Suppose an airport must decide whether to spend money to purchase some new equipment, while critics argue that the money should be spent on other aspects of airport safety. Slovic et. al. (2002) presented two groups of subjects with the arguments for and against purchasing the equipment, with a response scale ranging from 0 (would not support at all) to 20 (very strong support). One group saw the measure described as saving 150 lives. The other group saw the measure described as saving 98% of 150 lives. The hypothesis motivating the experiment was that saving 150 lives sounds vaguely good – is that a lot? a little? – while saving 98% of something is clearly very good because 98% is so close to the upper bound of the percentage scale. Lo and behold, saving 150 lives had mean support of 10.4, while saving 98% of 150 lives had mean support of 13.6.
Or consider the report of Denes-Raj and Epstein (1994): Subjects offered an opportunity to win $1 each time they randomly drew a red jelly bean from a bowl, often preferred to draw from a bowl with more red beans and a smaller proportion of red beans. E.g., 7 in 100 was preferred to 1 in 10.
According to Denes-Raj and Epstein, these subjects reported afterward that even though they knew the probabilities were against them, they felt they had a better chance when there were more red beans. This may sound crazy to you, oh Statistically Sophisticated Reader, but if you think more carefully you’ll realize that it makes perfect sense. A 7% probability versus 10% probability may be bad news, but it’s more than made up for by the increased number of red beans. It’s a worse probability, yes, but you’re still more likely to win, you see. You should meditate upon this thought until you attain enlightenment as to how the rest of the planet thinks about probability.
See full article for more examples and references.

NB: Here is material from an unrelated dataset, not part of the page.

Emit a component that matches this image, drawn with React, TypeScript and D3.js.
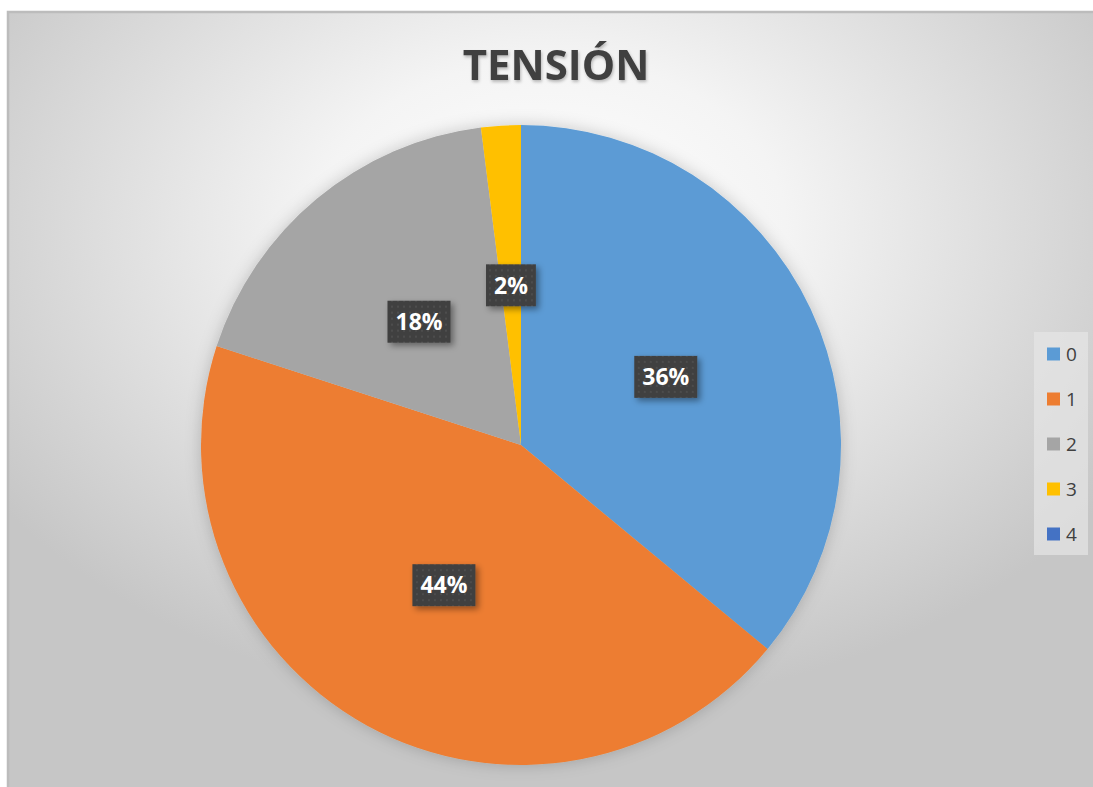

In a follow-up article he has another great example. When subjects were asked to choose between a 7/36 chance of winning $9 or a 100% chance of winning $2, only 33% chose to go for the $9. That seems reasonable. But when (a different set of) subjects were asked to choose between these two choices:
Choice 1: 7/36 chance of winning $9 or a 29/36 chance of losing 5¢
Choice 2: 100% chance of winning $2
Strangely, 60.8% of the subjects chose choice 1! Note that this is strictly worse than the corresponding choice in the previous experiment. Apparently,
After all, $9 isn’t a very attractive amount of money, but $9/5¢ is an amazingly attractive win/loss ratio.
You can make a gamble more attractive by adding a strict loss to it! Isn’t psychology fun?
Again the full article contains even more goodies.